*Task material:*
○ ○ ○

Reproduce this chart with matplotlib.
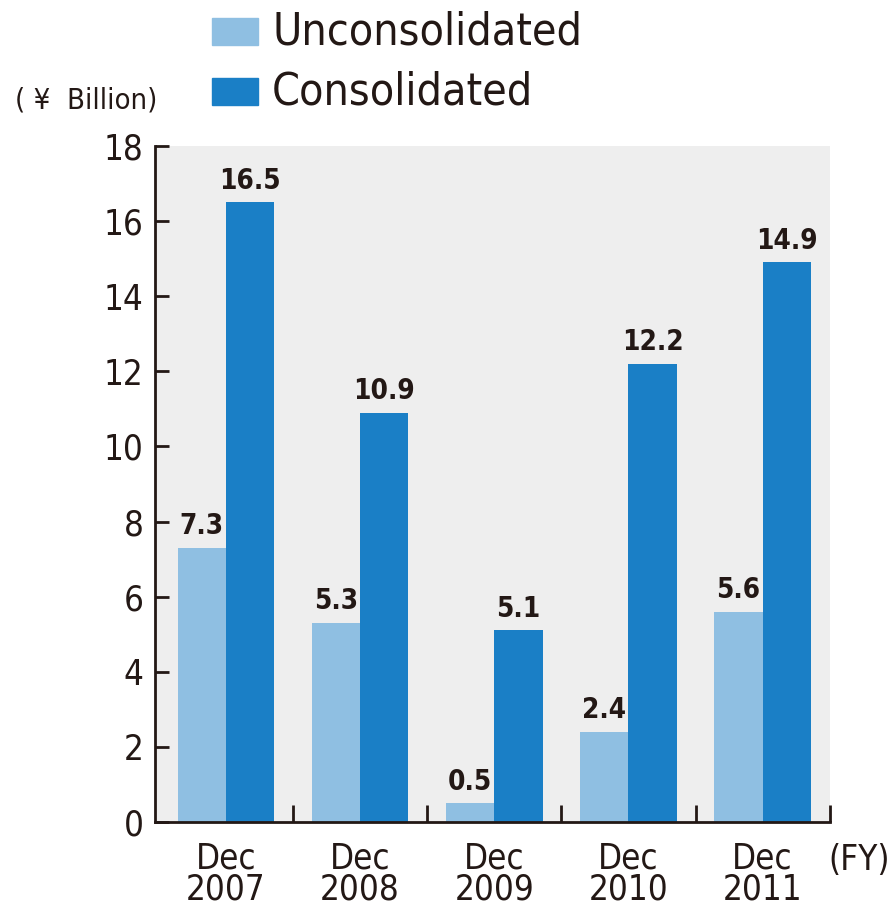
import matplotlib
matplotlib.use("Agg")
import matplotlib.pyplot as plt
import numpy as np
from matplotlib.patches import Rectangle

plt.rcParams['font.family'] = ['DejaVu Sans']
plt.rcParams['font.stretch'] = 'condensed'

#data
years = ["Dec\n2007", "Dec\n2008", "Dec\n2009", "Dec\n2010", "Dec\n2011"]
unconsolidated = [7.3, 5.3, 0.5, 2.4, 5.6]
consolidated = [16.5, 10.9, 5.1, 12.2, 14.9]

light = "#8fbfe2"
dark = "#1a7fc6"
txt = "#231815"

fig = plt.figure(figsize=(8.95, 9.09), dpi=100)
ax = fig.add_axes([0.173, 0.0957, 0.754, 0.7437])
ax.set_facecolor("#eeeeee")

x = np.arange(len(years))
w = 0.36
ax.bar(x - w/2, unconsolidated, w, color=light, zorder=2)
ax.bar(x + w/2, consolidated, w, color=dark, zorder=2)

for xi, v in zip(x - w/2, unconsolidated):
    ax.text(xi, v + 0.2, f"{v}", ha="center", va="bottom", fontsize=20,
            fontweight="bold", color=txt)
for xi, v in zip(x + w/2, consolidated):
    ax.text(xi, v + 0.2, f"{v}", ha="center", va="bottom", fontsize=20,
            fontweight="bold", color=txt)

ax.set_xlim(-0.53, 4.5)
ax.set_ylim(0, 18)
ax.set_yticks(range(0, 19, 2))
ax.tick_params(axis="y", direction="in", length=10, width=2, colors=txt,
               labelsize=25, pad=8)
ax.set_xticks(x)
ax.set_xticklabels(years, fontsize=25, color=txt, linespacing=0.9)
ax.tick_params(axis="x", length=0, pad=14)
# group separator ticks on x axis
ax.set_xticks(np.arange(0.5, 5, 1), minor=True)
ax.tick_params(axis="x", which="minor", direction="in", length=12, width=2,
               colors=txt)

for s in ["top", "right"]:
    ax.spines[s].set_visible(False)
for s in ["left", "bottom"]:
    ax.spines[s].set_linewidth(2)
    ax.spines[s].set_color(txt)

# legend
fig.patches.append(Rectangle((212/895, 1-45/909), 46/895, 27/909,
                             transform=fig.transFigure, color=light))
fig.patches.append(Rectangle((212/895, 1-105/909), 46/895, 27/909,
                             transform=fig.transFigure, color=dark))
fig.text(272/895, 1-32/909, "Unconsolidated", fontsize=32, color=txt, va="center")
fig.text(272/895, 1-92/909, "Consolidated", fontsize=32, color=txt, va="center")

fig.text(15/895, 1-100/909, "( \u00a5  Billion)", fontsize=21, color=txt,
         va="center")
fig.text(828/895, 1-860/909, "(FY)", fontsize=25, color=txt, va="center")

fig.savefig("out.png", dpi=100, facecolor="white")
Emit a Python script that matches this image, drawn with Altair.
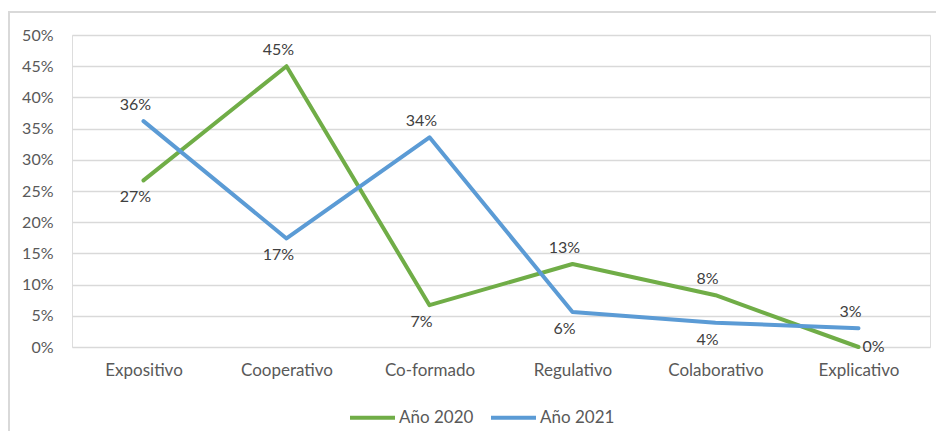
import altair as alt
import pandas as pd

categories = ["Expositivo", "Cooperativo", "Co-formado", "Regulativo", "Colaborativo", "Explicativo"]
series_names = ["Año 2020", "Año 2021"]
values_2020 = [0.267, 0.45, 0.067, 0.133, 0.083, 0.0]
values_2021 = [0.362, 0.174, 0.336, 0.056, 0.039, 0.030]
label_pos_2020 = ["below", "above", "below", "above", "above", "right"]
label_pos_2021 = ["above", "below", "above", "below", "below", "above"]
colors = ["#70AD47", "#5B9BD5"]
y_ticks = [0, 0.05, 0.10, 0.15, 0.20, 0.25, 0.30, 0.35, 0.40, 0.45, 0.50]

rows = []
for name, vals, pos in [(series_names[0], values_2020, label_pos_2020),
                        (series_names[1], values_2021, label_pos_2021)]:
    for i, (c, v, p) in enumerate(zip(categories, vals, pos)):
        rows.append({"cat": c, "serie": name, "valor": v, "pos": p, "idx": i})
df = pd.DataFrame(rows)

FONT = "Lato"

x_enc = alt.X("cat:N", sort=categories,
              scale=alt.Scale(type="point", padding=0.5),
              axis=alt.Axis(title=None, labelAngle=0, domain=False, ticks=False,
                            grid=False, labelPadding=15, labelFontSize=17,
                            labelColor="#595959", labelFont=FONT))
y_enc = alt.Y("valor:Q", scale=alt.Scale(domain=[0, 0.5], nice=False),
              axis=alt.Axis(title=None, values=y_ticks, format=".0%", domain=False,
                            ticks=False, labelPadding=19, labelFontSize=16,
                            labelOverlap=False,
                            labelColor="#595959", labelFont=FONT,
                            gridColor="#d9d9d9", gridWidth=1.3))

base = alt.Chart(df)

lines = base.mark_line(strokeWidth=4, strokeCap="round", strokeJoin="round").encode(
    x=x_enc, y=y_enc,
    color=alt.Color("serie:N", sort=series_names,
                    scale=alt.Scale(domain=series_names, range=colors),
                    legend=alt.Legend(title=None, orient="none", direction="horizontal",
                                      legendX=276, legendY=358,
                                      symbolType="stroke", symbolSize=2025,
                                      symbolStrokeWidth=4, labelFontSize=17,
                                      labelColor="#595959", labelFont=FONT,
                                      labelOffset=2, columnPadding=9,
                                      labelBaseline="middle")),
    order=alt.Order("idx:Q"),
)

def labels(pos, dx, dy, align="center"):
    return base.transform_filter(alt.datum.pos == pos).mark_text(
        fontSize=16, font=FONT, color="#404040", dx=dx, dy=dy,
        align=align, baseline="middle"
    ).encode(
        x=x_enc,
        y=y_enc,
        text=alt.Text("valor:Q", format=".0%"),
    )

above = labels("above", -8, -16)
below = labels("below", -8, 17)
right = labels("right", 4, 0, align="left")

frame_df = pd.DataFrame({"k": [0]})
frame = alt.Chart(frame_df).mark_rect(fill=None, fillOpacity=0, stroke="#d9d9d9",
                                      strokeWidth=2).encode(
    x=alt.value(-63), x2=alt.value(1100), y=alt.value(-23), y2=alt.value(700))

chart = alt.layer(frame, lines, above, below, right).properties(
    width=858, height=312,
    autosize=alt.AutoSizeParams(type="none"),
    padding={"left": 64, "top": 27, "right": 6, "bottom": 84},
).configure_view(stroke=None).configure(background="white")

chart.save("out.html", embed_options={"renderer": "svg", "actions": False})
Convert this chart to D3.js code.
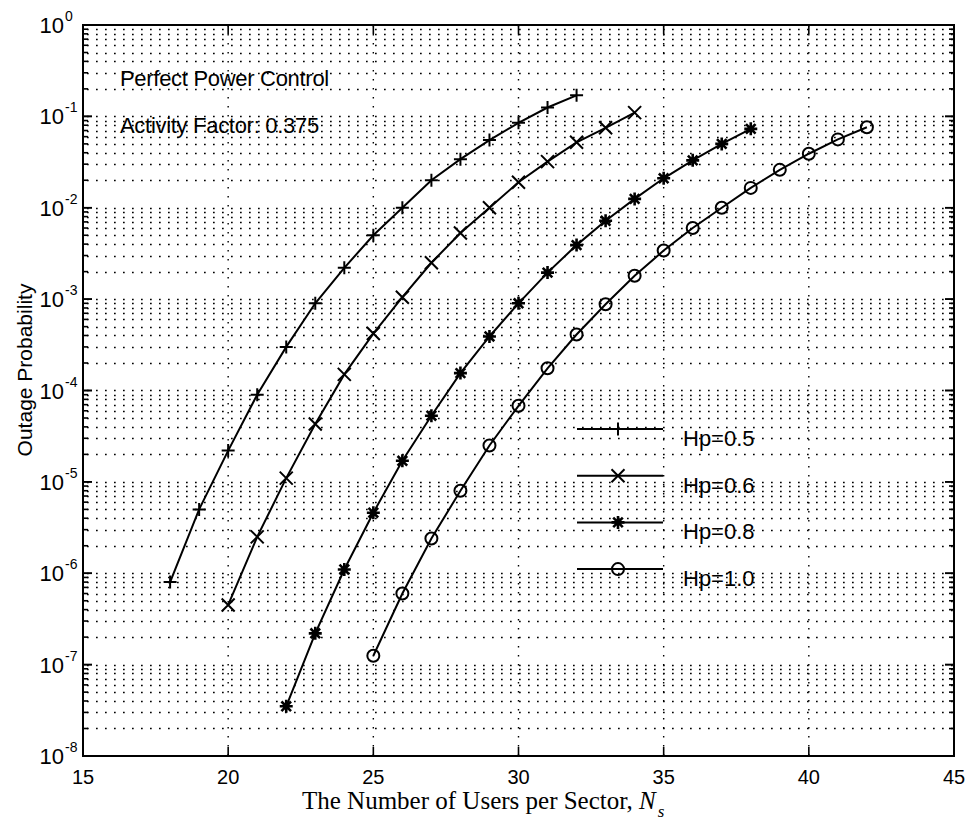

○ ○ ○

*Exercise:* Can you repeat every record above exactly, apart from the pictures?

*Answer in full:*
Reproduce this chart with matplotlib.
import matplotlib
matplotlib.use("Agg")
import matplotlib.pyplot as plt
import numpy as np
from matplotlib.patches import Rectangle

plt.rcParams['font.family'] = ['DejaVu Sans']
plt.rcParams['font.stretch'] = 'condensed'

#data
years = ["Dec\n2007", "Dec\n2008", "Dec\n2009", "Dec\n2010", "Dec\n2011"]
unconsolidated = [7.3, 5.3, 0.5, 2.4, 5.6]
consolidated = [16.5, 10.9, 5.1, 12.2, 14.9]

light = "#8fbfe2"
dark = "#1a7fc6"
txt = "#231815"

fig = plt.figure(figsize=(8.95, 9.09), dpi=100)
ax = fig.add_axes([0.173, 0.0957, 0.754, 0.7437])
ax.set_facecolor("#eeeeee")

x = np.arange(len(years))
w = 0.36
ax.bar(x - w/2, unconsolidated, w, color=light, zorder=2)
ax.bar(x + w/2, consolidated, w, color=dark, zorder=2)

for xi, v in zip(x - w/2, unconsolidated):
    ax.text(xi, v + 0.2, f"{v}", ha="center", va="bottom", fontsize=20,
            fontweight="bold", color=txt)
for xi, v in zip(x + w/2, consolidated):
    ax.text(xi, v + 0.2, f"{v}", ha="center", va="bottom", fontsize=20,
            fontweight="bold", color=txt)

ax.set_xlim(-0.53, 4.5)
ax.set_ylim(0, 18)
ax.set_yticks(range(0, 19, 2))
ax.tick_params(axis="y", direction="in", length=10, width=2, colors=txt,
               labelsize=25, pad=8)
ax.set_xticks(x)
ax.set_xticklabels(years, fontsize=25, color=txt, linespacing=0.9)
ax.tick_params(axis="x", length=0, pad=14)
# group separator ticks on x axis
ax.set_xticks(np.arange(0.5, 5, 1), minor=True)
ax.tick_params(axis="x", which="minor", direction="in", length=12, width=2,
               colors=txt)

for s in ["top", "right"]:
    ax.spines[s].set_visible(False)
for s in ["left", "bottom"]:
    ax.spines[s].set_linewidth(2)
    ax.spines[s].set_color(txt)

# legend
fig.patches.append(Rectangle((212/895, 1-45/909), 46/895, 27/909,
                             transform=fig.transFigure, color=light))
fig.patches.append(Rectangle((212/895, 1-105/909), 46/895, 27/909,
                             transform=fig.transFigure, color=dark))
fig.text(272/895, 1-32/909, "Unconsolidated", fontsize=32, color=txt, va="center")
fig.text(272/895, 1-92/909, "Consolidated", fontsize=32, color=txt, va="center")

fig.text(15/895, 1-100/909, "( \u00a5  Billion)", fontsize=21, color=txt,
         va="center")
fig.text(828/895, 1-860/909, "(FY)", fontsize=25, color=txt, va="center")

fig.savefig("out.png", dpi=100, facecolor="white")
Emit a Python script that matches this image, drawn with Altair.
import altair as alt
import pandas as pd

categories = ["Expositivo", "Cooperativo", "Co-formado", "Regulativo", "Colaborativo", "Explicativo"]
series_names = ["Año 2020", "Año 2021"]
values_2020 = [0.267, 0.45, 0.067, 0.133, 0.083, 0.0]
values_2021 = [0.362, 0.174, 0.336, 0.056, 0.039, 0.030]
label_pos_2020 = ["below", "above", "below", "above", "above", "right"]
label_pos_2021 = ["above", "below", "above", "below", "below", "above"]
colors = ["#70AD47", "#5B9BD5"]
y_ticks = [0, 0.05, 0.10, 0.15, 0.20, 0.25, 0.30, 0.35, 0.40, 0.45, 0.50]

rows = []
for name, vals, pos in [(series_names[0], values_2020, label_pos_2020),
                        (series_names[1], values_2021, label_pos_2021)]:
    for i, (c, v, p) in enumerate(zip(categories, vals, pos)):
        rows.append({"cat": c, "serie": name, "valor": v, "pos": p, "idx": i})
df = pd.DataFrame(rows)

FONT = "Lato"

x_enc = alt.X("cat:N", sort=categories,
              scale=alt.Scale(type="point", padding=0.5),
              axis=alt.Axis(title=None, labelAngle=0, domain=False, ticks=False,
                            grid=False, labelPadding=15, labelFontSize=17,
                            labelColor="#595959", labelFont=FONT))
y_enc = alt.Y("valor:Q", scale=alt.Scale(domain=[0, 0.5], nice=False),
              axis=alt.Axis(title=None, values=y_ticks, format=".0%", domain=False,
                            ticks=False, labelPadding=19, labelFontSize=16,
                            labelOverlap=False,
                            labelColor="#595959", labelFont=FONT,
                            gridColor="#d9d9d9", gridWidth=1.3))

base = alt.Chart(df)

lines = base.mark_line(strokeWidth=4, strokeCap="round", strokeJoin="round").encode(
    x=x_enc, y=y_enc,
    color=alt.Color("serie:N", sort=series_names,
                    scale=alt.Scale(domain=series_names, range=colors),
                    legend=alt.Legend(title=None, orient="none", direction="horizontal",
                                      legendX=276, legendY=358,
                                      symbolType="stroke", symbolSize=2025,
                                      symbolStrokeWidth=4, labelFontSize=17,
                                      labelColor="#595959", labelFont=FONT,
                                      labelOffset=2, columnPadding=9,
                                      labelBaseline="middle")),
    order=alt.Order("idx:Q"),
)

def labels(pos, dx, dy, align="center"):
    return base.transform_filter(alt.datum.pos == pos).mark_text(
        fontSize=16, font=FONT, color="#404040", dx=dx, dy=dy,
        align=align, baseline="middle"
    ).encode(
        x=x_enc,
        y=y_enc,
        text=alt.Text("valor:Q", format=".0%"),
    )

above = labels("above", -8, -16)
below = labels("below", -8, 17)
right = labels("right", 4, 0, align="left")

frame_df = pd.DataFrame({"k": [0]})
frame = alt.Chart(frame_df).mark_rect(fill=None, fillOpacity=0, stroke="#d9d9d9",
                                      strokeWidth=2).encode(
    x=alt.value(-63), x2=alt.value(1100), y=alt.value(-23), y2=alt.value(700))

chart = alt.layer(frame, lines, above, below, right).properties(
    width=858, height=312,
    autosize=alt.AutoSizeParams(type="none"),
    padding={"left": 64, "top": 27, "right": 6, "bottom": 84},
).configure_view(stroke=None).configure(background="white")

chart.save("out.html", embed_options={"renderer": "svg", "actions": False})
Convert this chart to D3.js code.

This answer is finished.